Pordenone, Teatro Concordia. Sabato 24 febbraio 2018
L’amore per la musica rock condivisa tra interpreti classici può portare a risultati inaspettati, dimostrando chiaramente quanto labile possa essere a volte il confine tra musica “colta” e “popolare”, soprattutto quando a una sana curiosità si aggiungono tanta tenacia e una fine sensibilità, oltre a indubbie capacità organizzative.
Nella stessa serata è stato così possibile ascoltare l’interpretazione curata e attenta di un omaggio alla musica inglese con tre brani di compositori appartenenti a epoche molto lontane ma legati fra loro da molteplici elementi.
Il direttore che ha diretto il concerto, il M° Alberto Pollesel, nel raccontare la genesi del concerto, ha ricordato come l’idea iniziale del trombettista sardo Ninni Pillai sia stata subito accolta, e con entusiasmo realizzata dal M° Beniamino Gavasso, Direttore Artistico dell’Orchestra Naonis di Pordenone, che ha saputo coinvolgere nell’impresa il Coro del Friuli Venezia Giulia diretto dal M° Cristiano Dell’Oste e la Tribute Band dei Pink Size.
Si è iniziato con il barocco della Sinfonia n.1 in si bemolle maggiore di William Boyce, generalmente poco eseguita, interessante preludio alla successiva e ben più nota Simple Symphony del novecentesco Banjamin Britten, opera giovanile creata a partire da otto temi tratti da altre precedenti, brani per pianoforte, in particolare suites, e canzoni; in essa dominano suggestioni folkloriche che, a partire da melodie popolaresche e tradizionali si amplificano dal grande uso del pizzicato, attraverso il quale i nobilissimi archi sembrano trasformarsi in rustici strumenti appartenenti a un tempo passato.

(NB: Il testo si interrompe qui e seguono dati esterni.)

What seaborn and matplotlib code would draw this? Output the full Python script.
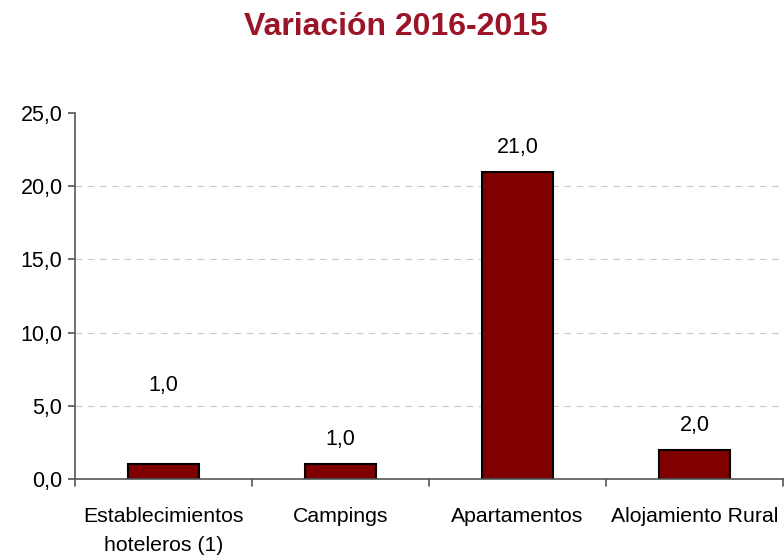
import matplotlib
matplotlib.use("Agg")
import matplotlib.pyplot as plt
import seaborn as sns
import pandas as pd
from matplotlib.ticker import FuncFormatter

categories = ["Establecimientos\nhoteleros (1)", "Campings", "Apartamentos", "Alojamiento Rural"]
values = [1.0, 1.0, 21.0, 2.0]
label_texts = ["1,0", "1,0", "21,0", "2,0"]
title = "Variación 2016-2015"

sns.set_theme(style="white")
plt.rcParams["font.family"] = ["Liberation Sans", "DejaVu Sans"]

df = pd.DataFrame({"cat": categories, "val": values})

fig = plt.figure(figsize=(7.84, 5.56), dpi=100)
ax = fig.add_axes([75/784, 1-479/556, (783-75)/784, (479-113)/556])

sns.barplot(data=df, x="cat", y="val", ax=ax, color="#800000", width=0.4,
            edgecolor="black", linewidth=1.5, saturation=1)

ax.set_ylim(0, 25)
ax.set_xlim(-0.5, len(categories) - 0.5)
ax.set_yticks([0, 5, 10, 15, 20, 25])
ax.yaxis.set_major_formatter(FuncFormatter(lambda v, p: f"{v:.1f}".replace(".", ",")))
for yv in [5, 10, 15, 20]:
    ax.axhline(yv, color="#c8c8c8", linestyle=(0, (6, 5)), linewidth=0.8, zorder=0)

ax.set_xticks(range(len(categories)))
ax.set_xticklabels(categories, fontsize=15.3, linespacing=1.65)
ax.tick_params(axis="x", length=0, pad=20)
for b in [i - 0.5 for i in range(len(categories) + 1)]:
    ax.plot([b, b], [0, -0.45], color="#555555", lw=1.2, clip_on=False)
ax.tick_params(axis="y", length=5, width=1.2, color="#555555", labelsize=15.5, left=True, pad=4)
for lab in ax.get_yticklabels():
    lab.set_color("black")
for lab in ax.get_xticklabels():
    lab.set_color("black")

ax.set_xlabel("")
ax.set_ylabel("")
for s in ["top", "right"]:
    ax.spines[s].set_visible(False)
for s in ["left", "bottom"]:
    ax.spines[s].set_color("#555555")
    ax.spines[s].set_linewidth(1.2)

offsets = [4.65, 0.95, 0.95, 0.95]
for i, (v, t) in enumerate(zip(values, label_texts)):
    ax.text(i, v + offsets[i], t, ha="center", va="bottom", fontsize=15.5, color="black")

fig.text(396/784, 1-27/556, title, ha="center", va="center", fontsize=23,
         fontweight="bold", color="#9B1528")

fig.savefig("out.png", dpi=100)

I primi due autori proposti ebbero in comune l’esperienza con la musica vocale (il primo in qualità di esecutore, il secondo per le numerose pagine scritte) ed un legame con Henry Purcell (Boyce in come redattore di una ponderosa antologia della musica liturgica inglese, mentre per Britten si trattò piuttosto di un’affinità nell’ambito della poetica compositiva).
Senza alcun intervallo a delimitare i due mondi, ecco apparire in scena una nutrita sezione di ottoni, il coro e la band per l’esecuzione di Atom Heart Mother, una Suite raramente eseguita e divisa in sei parti legate fra loro da dialoghi ed effetti sonori, tratta dall’omonimo album dei Pink Floyd nell’arrangiamento originale di Ronald “Ron” Geesin, il compositore sperimentale che accompagnò agli inizi degli anni 70 del Novecento lo storico gruppo britannico nel passaggio dal Rock Psichedelico a quello Sinfonico.
Caratteristica comune all’intero programma è un facile ascolto, ma una non semplice esecuzione, sia dal punto di vista prettamente esecutivo, per la complessità della scrittura musicale, sia per l’oggettiva difficoltà nel trovare tre ensemble così eterogenee in grado di dialogare con efficacia fra loro e di trasmettere in modo adeguato emozioni al pubblico.
L’entusiasmo degli spettatori che hanno affollato il teatro è stato molto vivace come ci si aspetta in un concerto rock. e in qualche modo si è riflesso anche per le esecuzioni “classiche”; a partire da ciò è stato interessante cogliere, nel modo di partecipare delle tre diverse compagini, un comune sentire integrato armoniosamente con il mantenersi fedeli a posture e atteggiamenti tipici di ognuna: cosa molto apprezzabile in un mondo come il nostro, in cui troppo spesso non si sa più restare se stessi nell’incontro fra diversi, preferendo dar vita in tali occasioni a un annullamento reciproco e indistinto in cui nessuno è in grado di cogliere l’occasione per uscirne arricchiti.
Ci sarà la possibilità di riascoltare la Suite dei Pink Floyd nell’esecuzione che si svolgerà a Sacile il 13 maggio prossimo, presso il Teatro Zancanaro.